The confidence level gives the probability that a value falls in a specified interval and is typically (and traditionally) set at, in order how "how safe you want to be", 90%, 95%, 99%.
It is indicated by
$1-\alpha$
,
$\alpha$
being the float to be subtracted from probability 1 to get the above levels, hence 0.1, 0.05, 0.01 respectively.
$\alpha$
is called the significance level.
In general, the confidence level describes the uncertainty associated with a sampling method of our variable of interest.

# The $p$-value

If I am taking a measurement, and observe a certain data point, this data point would be one of the many I could observe given the probability distribution of the variable I am measuring.
The
$p$
-value is the probability of obtaining a result equal or greater than the point which was actually observed, under the assumption of hypothesis
$\mathcal{H}$
. The figure here illustrates the concept.
In statistical testing, the null hypothesis
$\mathcal{H_0}$
is rejected if the
$p$
-value of the experiment does not pass the threshold
$\alpha$
at the chosen confidence level, which translated means if
$p \leq \alpha$
,
$\mathcal{H_0}$
can be rejected.
See the page on the
$\chi^2$
test for an example of use of these concepts.

## Pinch of salt

The
$p$
-value, when used in statistical testing contexts, ought not to be taken as a definitive source of truth. In fact, it was not meant to be when conceived. See the brilliant Nature article on this for an extensive comment on the topic.

# The error margin

If you have a statistic to be used to describe the quantity of interest, say for instance (and typically) the sample mean of a series of measurements, to compute an error margin against if you'd
1. 1.
First, choose the desired confidence level, usual choices are 90%, 95% or 99%
2. 2.
Check whether the population standard deviation
$\sigma$
is known or not: if it is, compute a z score; if it isn't, compute a t score
The margin of error will be given by
$(z/t) \frac{\sigma/s}{\sqrt{n}} ,$
where if
$\sigma$
is known you'd use
$\sigma$
and
$z$
, otherwise you'd use
$s$
(the sample mean) and
$t$
. It will then, and quite intuitively, depend on how many data points you've got. The result is meant to be interpreted as you are, at the chosen confidence level CL, CL% confident that the estimate of your variable lies within the error margin.
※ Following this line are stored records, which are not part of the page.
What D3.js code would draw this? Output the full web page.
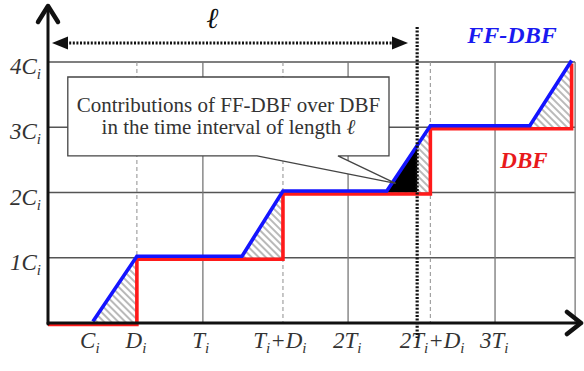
<!DOCTYPE html>
<html>
<head>
<meta charset="utf-8">
<script src="https://cdn.jsdelivr.net/npm/d3@7"></script>
<style>
  html, body { margin: 0; padding: 0; background: #fff; }
  svg { display: block; }
  text { font-family: "Liberation Serif", "DejaVu Serif", serif; }
</style>
</head>
<body>
<svg id="chart" width="584" height="371"></svg>
<script>
// ---------------- data ----------------
// x-axis tick labels and positions (in the schematic's time units)
const xTickLabels = ["C_i", "D_i", "T_i", "T_i+D_i", "2T_i", "2T_i+D_i", "3T_i"];
const xTickValues = [0.95, 2.0, 3.47, 5.27, 6.8, 8.73, 10.14];
// vertical grid lines: solid at periods, dashed at deadlines
const solidGrid = [3.52, 6.82, 10.16, 11.98];
const dashedGrid = [2.02, 5.34, 8.69];
// y-axis ticks (multiples of C_i)
const yTickValues = [1, 2, 3, 4];
const yTickLabels = ["1C_i", "2C_i", "3C_i", "4C_i"];
// DBF steps: deadlines at which demand jumps by one C_i
const dbfDeadlines = [2.02, 5.34, 8.69, 11.9];
// FF-DBF: the ramp before every deadline starts here
const ffRampStarts = [1.02, 4.41, 7.70, 10.95];
// interval length l
const ell = 8.39;

// ---------------- layout ----------------
const svg = d3.select("#chart");
const x = d3.scaleLinear().domain([0, 12]).range([48, 576]);
const y = d3.scaleLinear().domain([0, 4]).range([323, 62]);

// ---------------- defs ----------------
const defs = svg.append("defs");
const pat = defs.append("pattern").attr("id", "hatch")
  .attr("patternUnits", "userSpaceOnUse").attr("width", 5).attr("height", 5)
  .attr("patternTransform", "rotate(-45)");
pat.append("rect").attr("width", 5).attr("height", 5).attr("fill", "#fff");
pat.append("line").attr("x1", 1).attr("y1", 0).attr("x2", 1).attr("y2", 5)
  .attr("stroke", "#a8a8a8").attr("stroke-width", 1.6);

// ---------------- grid ----------------
const grid = svg.append("g");
grid.selectAll("line.h").data(yTickValues).join("line")
  .attr("x1", x(0)).attr("x2", x(11.98))
  .attr("y1", d => y(d)).attr("y2", d => y(d))
  .attr("stroke", "#555").attr("stroke-width", 1.5);
grid.selectAll("line.vs").data(solidGrid).join("line")
  .attr("x1", d => x(d)).attr("x2", d => x(d))
  .attr("y1", y(4)).attr("y2", y(0))
  .attr("stroke", "#777").attr("stroke-width", 1.3);
grid.selectAll("line.vd").data(dashedGrid).join("line")
  .attr("x1", d => x(d)).attr("x2", d => x(d))
  .attr("y1", y(4)).attr("y2", y(0))
  .attr("stroke", "#999").attr("stroke-width", 1.1)
  .attr("stroke-dasharray", "4,3");

// ---------------- hatched contributions ----------------
const tri = dbfDeadlines.map((dl, k) => [
  [ffRampStarts[k], k], [dl, k + 1], [dl, k]
]);
svg.append("g").selectAll("path").data(tri).join("path")
  .attr("d", d => "M" + d.map(p => [x(p[0]), y(p[1])].join(",")).join("L") + "Z")
  .attr("fill", "url(#hatch)");

// black triangle: FF-DBF contribution inside the interval l
{
  const k = 2;
  const x0 = ffRampStarts[k], x1 = dbfDeadlines[k];
  const yl = k + (ell - x0) / (x1 - x0);
  const pts = [[x0, k], [ell, yl], [ell, k]];
  svg.append("path")
    .attr("d", "M" + pts.map(p => [x(p[0]), y(p[1])].join(",")).join("L") + "Z")
    .attr("fill", "#000");
}

// ---------------- DBF (red) and FF-DBF (blue) ----------------
const dbfPts = [[0, 0]];
dbfDeadlines.forEach((dl, k) => { dbfPts.push([dl, k]); dbfPts.push([dl, k + 1]); });
const ffPts = [];
ffRampStarts.forEach((s, k) => { ffPts.push([s, k]); ffPts.push([dbfDeadlines[k], k + 1]); });

const line = d3.line().x(d => x(d[0])).y(d => y(d[1]));
svg.append("path").datum(dbfPts).attr("d", line)
  .attr("transform", "translate(0,1.5)")
  .attr("fill", "none").attr("stroke", "#ff1a1a").attr("stroke-width", 3.6)
  .attr("stroke-linejoin", "miter");
svg.append("path").datum(ffPts).attr("d", line)
  .attr("transform", "translate(0,-1.5)")
  .attr("fill", "none").attr("stroke", "#1414ff").attr("stroke-width", 3.6)
  .attr("stroke-linejoin", "miter");

// ---------------- axes ----------------
const axes = svg.append("g").attr("stroke", "#111").attr("fill", "none")
  .attr("stroke-linecap", "round").attr("stroke-linejoin", "round");
axes.append("line").attr("x1", x(0)).attr("x2", x(0)).attr("y1", y(0) + 1).attr("y2", 6)
  .attr("stroke-width", 3);
axes.append("line").attr("x1", x(0)).attr("x2", 581).attr("y1", y(0)).attr("y2", y(0))
  .attr("stroke-width", 3);
axes.append("path").attr("d", `M${x(0) - 10},22 L${x(0)},6 L${x(0) + 10},22`)
  .attr("stroke-width", 4.5);
axes.append("path").attr("d", `M567,${y(0) - 11} L581,${y(0)} L567,${y(0) + 11}`)
  .attr("stroke-width", 4.5);

// subscript label helper
function subLabel(sel, str, size, subSize) {
  const parts = str.split(/_([a-z])/);
  parts.forEach((p, i) => {
    if (p === "") return;
    const isSub = i % 2 === 1;
    sel.append("tspan").text(p)
      .attr("font-size", isSub ? subSize : size)
      .attr("dy", isSub ? 5 : (i > 1 ? -5 : 0));
  });
}

// x labels
svg.append("g").selectAll("text").data(xTickValues).join("text")
  .attr("x", d => x(d)).attr("y", y(0) + 25)
  .attr("text-anchor", "middle").attr("font-style", "italic")
  .attr("fill", "#333")
  .each(function (d, i) { subLabel(d3.select(this), xTickLabels[i], 23, 15); });

// y labels
svg.append("g").selectAll("text").data(yTickValues).join("text")
  .attr("x", 41).attr("y", d => y(d) + 12)
  .attr("text-anchor", "end").attr("font-style", "italic")
  .attr("fill", "#333")
  .each(function (d, i) { subLabel(d3.select(this), yTickLabels[i], 23, 15); });

// ---------------- series labels ----------------
svg.append("text").attr("x", 512).attr("y", 43).attr("text-anchor", "middle")
  .attr("font-size", 24).attr("font-weight", "bold").attr("font-style", "italic")
  .attr("fill", "#1a1af0").text("FF-DBF");
svg.append("text").attr("x", 524).attr("y", 168).attr("text-anchor", "middle")
  .attr("font-size", 23).attr("font-weight", "bold").attr("font-style", "italic")
  .attr("fill", "#e8191b").text("DBF");

// ---------------- interval l ----------------
svg.append("line").attr("x1", x(ell)).attr("x2", x(ell)).attr("y1", 27).attr("y2", 338)
  .attr("stroke", "#111").attr("stroke-width", 3.2).attr("stroke-dasharray", "2,1.6");
svg.append("line").attr("x1", 62).attr("x2", 396).attr("y1", 43).attr("y2", 43)
  .attr("stroke", "#111").attr("stroke-width", 3.2).attr("stroke-dasharray", "2,1.6");
svg.append("path").attr("d", "M52,43 L68,36.5 L68,49.5 Z").attr("fill", "#111");
svg.append("path").attr("d", "M408,43 L392,36.5 L392,49.5 Z").attr("fill", "#111");
svg.append("text").attr("x", 213).attr("y", 28).attr("text-anchor", "middle")
  .attr("font-size", 29).attr("font-weight", "bold").attr("font-style", "italic")
  .attr("fill", "#111").text("ℓ");

// ---------------- callout ----------------
{
  const bx0 = x(0.45), bx1 = x(7.75), by0 = y(3.77), by1 = y(2.56);
  const px0 = x(4.75), px1 = x(6.59), tipX = x(7.9), tipY = y(2.14);
  svg.append("path")
    .attr("d", `M${bx0},${by0} L${bx1},${by0} L${bx1},${by1} L${px1},${by1} L${tipX},${tipY} L${px0},${by1} L${bx0},${by1} Z`)
    .attr("fill", "#fff").attr("stroke", "#444").attr("stroke-width", 1.3);
  const cx = (bx0 + bx1) / 2;
  svg.append("text").attr("x", cx).attr("y", 112).attr("text-anchor", "middle")
    .attr("font-size", 21).attr("fill", "#333").text("Contributions of FF-DBF over DBF");
  const t2 = svg.append("text").attr("x", cx).attr("y", 134).attr("text-anchor", "middle")
    .attr("font-size", 21).attr("fill", "#333");
  t2.append("tspan").text("in the time interval of length ");
  t2.append("tspan").attr("font-style", "italic").text("ℓ");
}
</script>
</body>
</html>
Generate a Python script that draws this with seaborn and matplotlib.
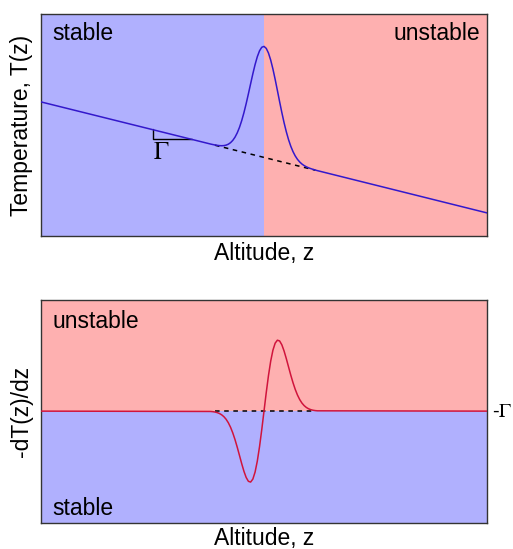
import matplotlib
matplotlib.use("Agg")
import matplotlib.pyplot as plt
import seaborn as sns
import pandas as pd

# ---- data (schematic) ----
altitude = [0, 38, 38.5, 39, 39.5, 40, 40.5, 41, 41.5, 42, 42.5, 43, 43.5, 44, 44.5,
            45, 45.5, 46, 46.5, 47, 47.5, 48, 48.5, 49, 49.5, 50, 50.5, 51, 51.5,
            52, 52.5, 53, 53.5, 54, 54.5, 55, 55.5, 56, 56.5, 57, 57.5, 58, 58.5,
            59, 59.5, 60, 60.5, 61, 61.5, 62, 100]
temperature = [60.4, 41.43, 41.21, 41.01, 40.84, 40.71, 40.66, 40.72, 40.93, 41.35,
               42.04, 43.07, 44.52, 46.46, 48.93, 51.97, 55.55, 59.61, 64.02, 68.58,
               73.07, 77.22, 80.76, 83.43, 85.02, 85.4, 84.52, 82.43, 79.26, 75.22,
               70.57, 65.58, 60.52, 55.61, 51.05, 46.97, 43.43, 40.46, 38.02, 36.07,
               34.54, 33.35, 32.43, 31.72, 31.16, 30.71, 30.34, 30.01, 29.71, 29.43,
               10.4]
neg_dTdz = [0, -0.043, -0.071, -0.120, -0.199, -0.318, -0.496, -0.751, -1.103, -1.578,
            -2.194, -2.960, -3.870, -4.902, -6.016, -7.137, -8.172, -9.012, -9.536,
            -9.639, -9.234, -8.280, -6.787, -4.821, -2.504, 0, 2.504, 4.821, 6.787,
            8.280, 9.234, 9.639, 9.536, 9.012, 8.172, 7.137, 6.016, 4.902, 3.870,
            2.960, 2.194, 1.578, 1.103, 0.751, 0.496, 0.318, 0.199, 0.120, 0.071,
            0.043, 0]
dash_altitude = [39, 61.5]
dash_temperature = [40.9, 29.65]
dash_gradient = [0, 0]
gamma_tri_z = [25, 25, 33.8]
gamma_tri_T = [48, 43.6, 43.6]
boundary_z = 50

sns.set_theme(style="white")
plt.rcParams['font.family'] = ['Liberation Sans', 'DejaVu Sans']
plt.rcParams['mathtext.fontset'] = 'stix'
plt.rcParams['text.color'] = 'black'
plt.rcParams['axes.labelcolor'] = 'black'

blue_bg = '#b0b0fe'
red_bg = '#feb0b0'
line_blue = '#3318cc'
line_red = '#d0143c'
fs = 16.5

fig = plt.figure(figsize=(5.13, 5.49), dpi=100)
W, H = 513, 549
ax1 = fig.add_axes([41 / W, 1 - 236 / H, 446 / W, 222 / H])
ax2 = fig.add_axes([41 / W, 1 - 523 / H, 446 / W, 223 / H])

df_top = pd.DataFrame({'z': altitude, 'T': temperature})
df_bot = pd.DataFrame({'z': altitude, 'g': neg_dTdz})

# top panel
ax1.axvspan(0, boundary_z, color=blue_bg, lw=0, zorder=0)
ax1.axvspan(boundary_z, 100, color=red_bg, lw=0, zorder=0)
ax1.plot(dash_altitude, dash_temperature, color='black', lw=1.1, ls=(0, (3, 3)), zorder=2)
sns.lineplot(data=df_top, x='z', y='T', ax=ax1, color=line_blue, lw=1.1, sort=False, zorder=3)
ax1.plot(gamma_tri_z, gamma_tri_T, color='black', lw=1.0, zorder=2)
ax1.text(27, 38, r'$\Gamma$', fontsize=18, ha='center', va='center', color='black')
ax1.set_xlim(0, 100)
ax1.set_ylim(0, 100)
ax1.text(0.025, 0.965, 'stable', transform=ax1.transAxes, fontsize=fs, ha='left', va='top')
ax1.text(0.984, 0.965, 'unstable', transform=ax1.transAxes, fontsize=fs, ha='right', va='top')
ax1.set_xlabel('Altitude, z', fontsize=fs, labelpad=4)
ax1.set_ylabel('Temperature, T(z)', fontsize=fs, labelpad=6)

# bottom panel
ax2.axhspan(0, 20, color=red_bg, lw=0, zorder=0)
ax2.axhspan(-20, 0, color=blue_bg, lw=0, zorder=0)
ax2.plot(dash_altitude, dash_gradient, color='black', lw=1.1, ls=(0, (3, 3)), zorder=2)
sns.lineplot(data=df_bot, x='z', y='g', ax=ax2, color=line_red, lw=1.1, sort=False, zorder=3)
ax2.set_xlim(0, 100)
ax2.set_ylim(-15.2, 15.1)
ax2.text(0.025, 0.955, 'unstable', transform=ax2.transAxes, fontsize=fs, ha='left', va='top')
ax2.text(0.025, 0.036, 'stable', transform=ax2.transAxes, fontsize=fs, ha='left', va='baseline')
ax2.text(1.011, 0.5, r'-$\Gamma$', transform=ax2.transAxes, fontsize=14.5, ha='left', va='center')
ax2.set_xlabel('Altitude, z', fontsize=fs, labelpad=3)
ax2.set_ylabel('-dT(z)/dz', fontsize=fs, labelpad=6)

for ax in (ax1, ax2):
    ax.set_xticks([])
    ax.set_yticks([])
    for s in ax.spines.values():
        s.set_color('#333333')
        s.set_linewidth(1.0)
        s.set_visible(True)

fig.savefig('out.png', dpi=100)
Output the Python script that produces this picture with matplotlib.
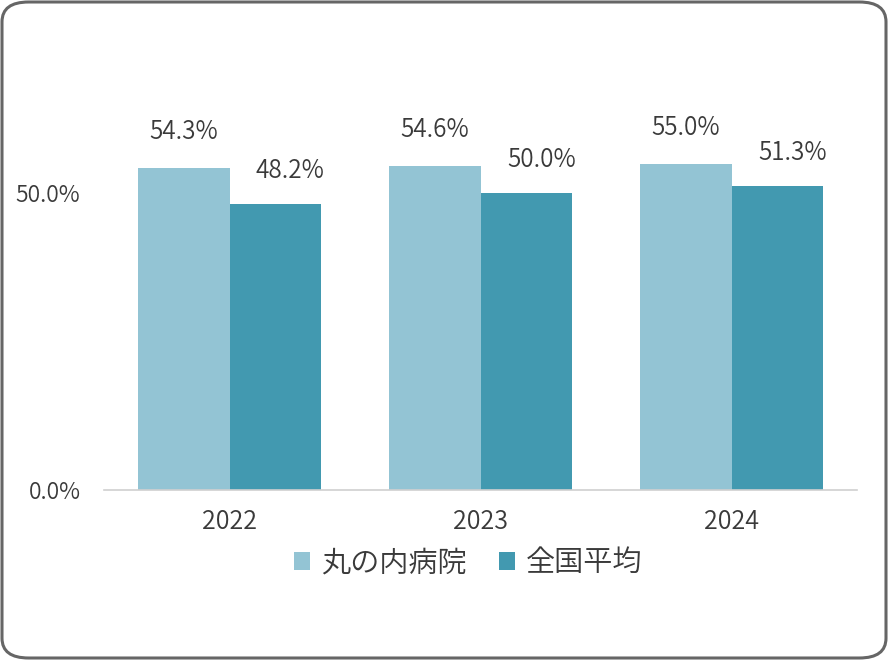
import matplotlib.pyplot as plt
import numpy as np
from matplotlib.patches import FancyBboxPatch

plt.rcParams['font.family'] = ['Noto Sans CJK JP', 'DejaVu Sans']
plt.rcParams['font.weight'] = 350

years = ['2022', '2023', '2024']
marunouchi = [54.3, 54.6, 55.0]
national = [48.2, 50.0, 51.3]
series_names = ['丸の内病院', '全国平均']
colors = ['#93C4D4', '#4299B0']
text_color = '#3A3A3A'

fig = plt.figure(figsize=(8.88, 6.60), dpi=100)
W, H = 888, 660

# rounded gray frame around the chart
frame = FancyBboxPatch((2 / W, 2 / H), 884 / W, 656 / H,
                       boxstyle='round,pad=0,rounding_size=0.03',
                       transform=fig.transFigure, facecolor='white',
                       edgecolor='#666666', linewidth=2.2, zorder=-5)
fig.patches.append(frame)

ax = fig.add_axes([104 / W, (H - 490) / H, 753 / W, 430 / H])
ax.patch.set_alpha(0)

x = np.arange(len(years))
w = 0.365
b1 = ax.bar(x - w / 2, marunouchi, w, color=colors[0], label=series_names[0])
b2 = ax.bar(x + w / 2, national, w, color=colors[1], label=series_names[1])

for rect, v in zip(b1, marunouchi):
    ax.annotate(f'{v:.1f}%', (rect.get_x() + rect.get_width() / 2, v),
                xytext=(0, 36), textcoords='offset pixels', ha='center',
                va='center', fontsize=17.5, color=text_color)
for rect, v in zip(b2, national):
    ax.annotate(f'{v:.1f}%', (rect.get_x() + rect.get_width() / 2, v),
                xytext=(15, 33), textcoords='offset pixels', ha='center',
                va='center', fontsize=17.5, color=text_color)

ax.set_xlim(-0.5, 2.5)
ax.set_ylim(0, 72.5)
ax.set_yticks([0, 50])
ax.set_yticklabels(['0.0%', '50.0%'])
ax.set_xticks(x)
ax.set_xticklabels(years)
ax.tick_params(axis='both', length=0, colors=text_color)
ax.tick_params(axis='y', pad=17, labelsize=16.5)
ax.tick_params(axis='x', pad=14, labelsize=18)
for s in ['top', 'right', 'left']:
    ax.spines[s].set_visible(False)
ax.spines['bottom'].set_color('#D0D0D0')
ax.spines['bottom'].set_linewidth(1.2)

leg = ax.legend(loc='center', bbox_to_anchor=(0.484, -0.17), ncol=2,
                frameon=False, fontsize=21, handlelength=0.55,
                handleheight=0.55, handletextpad=0.38, columnspacing=1.1)
for t in leg.get_texts():
    t.set_color(text_color)

fig.savefig('out.png', dpi=100)
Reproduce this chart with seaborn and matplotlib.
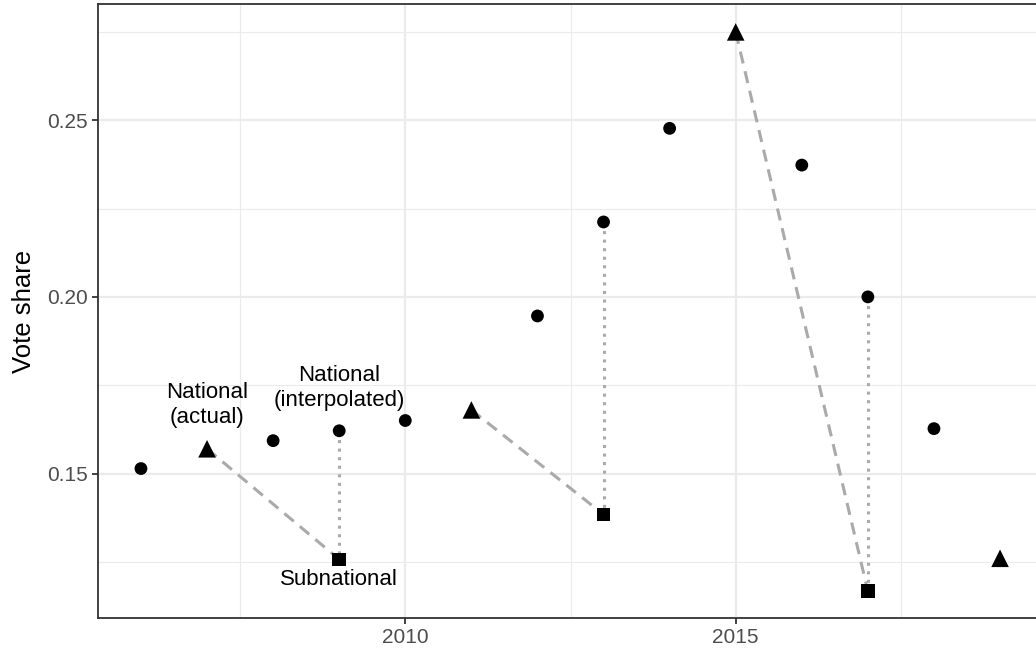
import pandas as pd
import matplotlib.pyplot as plt
import seaborn as sns
from matplotlib.ticker import FixedLocator, FormatStrFormatter

# national vote share, interpolated for years without a national election
interp_years = [2006, 2008, 2009, 2010, 2012, 2013, 2014, 2016, 2017, 2018]
interp_share = [0.1514, 0.1593, 0.1621, 0.1650, 0.1946, 0.2212, 0.2477, 0.2373, 0.2000, 0.1627]

# actual national elections
actual_years = [2007, 2011, 2015, 2019]
actual_share = [0.1570, 0.1680, 0.2750, 0.1260]

# subnational elections
sub_years = [2009, 2013, 2017]
sub_share = [0.1257, 0.1384, 0.1167]


def build_frame():
    rows = []
    for y, v in zip(interp_years, interp_share):
        rows.append((y, v, "interp"))
    for y, v in zip(actual_years, actual_share):
        rows.append((y, v, "actual"))
    for y, v in zip(sub_years, sub_share):
        rows.append((y, v, "sub"))
    return pd.DataFrame(rows, columns=["year", "share", "kind"])


def main():
    df = build_frame()
    sns.set_style("white")
    plt.rcParams["font.family"] = ["Liberation Sans", "DejaVu Sans"]

    fig = plt.figure(figsize=(10.36, 6.51), dpi=100)
    ax = fig.add_axes([98 / 1036, 1 - 618 / 651, (1043 - 98) / 1036, (618 - 4) / 651])

    # connecting segments: actual -> subnational (dashed), interpolated -> subnational (dotted)
    interp = dict(zip(interp_years, interp_share))
    for i, (sy, sv) in enumerate(zip(sub_years, sub_share)):
        ay, av = actual_years[i], actual_share[i]
        ax.plot([ay, sy], [av, sv], color="#aaaaaa", lw=2.2, ls=(0, (4, 2.6)), zorder=2)
        ax.plot([sy, sy], [interp[sy], sv], color="#aaaaaa", lw=2.2, ls=(0, (1, 1.8)), zorder=2)

    sizes = {"interp": 85, "actual": 160, "sub": 95}
    markers = {"interp": "o", "actual": "^", "sub": "s"}
    for kind in ["interp", "actual", "sub"]:
        sns.scatterplot(data=df[df.kind == kind], x="year", y="share", marker=markers[kind],
                        s=sizes[kind], color="black", edgecolor="none", ax=ax, zorder=3,
                        legend=False)

    ax.text(2007.0, 0.1695, "National\n(actual)", ha="center", va="center",
            fontsize=16, color="black", linespacing=1.25)
    ax.text(2009.0, 0.1742, "National\n(interpolated)", ha="center", va="center",
            fontsize=16, color="black", linespacing=1.25)
    ax.text(2009.0, 0.1201, "Subnational", ha="center", va="center",
            fontsize=16, color="black")

    ax.set_xlim(2005.35, 2019.65)
    ax.set_ylim(0.1091, 0.2829)
    ax.xaxis.set_major_locator(FixedLocator([2010, 2015]))
    ax.xaxis.set_minor_locator(FixedLocator([2007.5, 2012.5, 2017.5]))
    ax.yaxis.set_major_locator(FixedLocator([0.15, 0.20, 0.25]))
    ax.yaxis.set_minor_locator(FixedLocator([0.125, 0.175, 0.225, 0.275]))
    ax.yaxis.set_major_formatter(FormatStrFormatter("%.2f"))

    ax.grid(which="major", color="#ebebeb", lw=1.6)
    ax.grid(which="minor", color="#ebebeb", lw=0.8)
    ax.set_axisbelow(True)
    ax.tick_params(which="major", length=4.5, width=1.3, color="#333333",
                   labelsize=15, labelcolor="#4d4d4d", pad=3, left=True, bottom=True)
    ax.tick_params(which="minor", length=0)
    for sp in ax.spines.values():
        sp.set_color("#333333")
        sp.set_linewidth(1.3)

    ax.set_xlabel("")
    ax.set_ylabel("Vote share", fontsize=18.5, color="black", labelpad=8)

    fig.savefig("out.png", dpi=100)
    plt.close(fig)


if __name__ == "__main__":
    main()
# An application: the minimum sample size in the binomial parameter

The binomial parameter is
$p = \frac{k}{n}$
, where
$k$
is the number of successes and
$n$
the number of trials. How good is this parameter (which is computed on a sample of size
$n$
) as an estimate of the real population parameter? Translated: how big does
$n$
have to be for
$p$
to be reliable?

## Intro: the De Moivre-Laplace theorem and how we use it

Statement: the binomial distribution is approximated by a gaussian distribution when
$n \to \infty$
, this gaussian having mean
$np$
and standard deviation
$\sqrt{np(1-p)}$
.
Proof: go see Wikipedia.
For our purposes here, we're focused on the binomial parameter, not the count of successes. By the linearity of the mean and standard deviation, we infer that when
$n$
is large enough the distribution of the binomial parameter becomes a gaussian with mean
$\mu=p$
and standard deviation
$\sigma=\sqrt{\frac{p(1-p)}{n}}$
. That's pretty much what we will use to answer our question.

## Choosing the margin of error and confidence level

The "how big the sample size has to be" depends entirely on our choice of the error margin we want to allow around
$p$
and the confidence level we want to have, that is, how sure we want to be about it. There is no number without an error.
First of all, let us choose the desired margin of error we want. Say we want
$p$
to fluctuate within a range of 0.01, it'll then mean that we can write
$p \pm 0.01$
Second of all, we need to decide the confidence level we want to apply. We use the statement from the De Moivre-Laplace theorem above and the z-score to affirm that the error margin
$e$
is
$e = z_{\alpha/2} \sqrt{\frac{p(1-p)}{n}}$

## Proving what we said here^

The main source I used for this is a page by PennState.
From the notion of confidence level, we can write that, setting our confidence level as
$1-\alpha$
and being
$x$
our random variable of interest, namely the binomial parameter distributed with a gaussian of mean
$p$
and standard deviation
$\sqrt{\frac{p(1-p)}{n}}$
,
$P \left(-z_{\alpha/2} \leq \frac{x - p}{\sqrt{\frac{p(1-p)}{n}}} \leq z_{\alpha/2}\right) = 1 - \alpha \ ,$
which turns into
$p - z_{\alpha/2}\sqrt{\frac{p(1-p)}{n}} \leq x \leq p + z_{\alpha/2} \sqrt{\frac{p(1-p)}{n}} \ ,$
so that stated above is the margin or error.

## Calculating the minimum $n$​

So from what we said above, setting both the margin of error and the confidence level desired, we can easily compute the minimum required
$n$
as
$n_{\text{min}} = \frac{z_{\alpha/2}^2 p(1-p)}{e^2} \ .$
In a stricter, more conservative case, we'd use the maximum of
$p(1-p)$
(which is
$\frac{1}{2}$
$n_{\text{min}} = \frac{z_{\alpha/2}^2 \frac{1}{2} \frac{1}{2}}{e^2} \ .$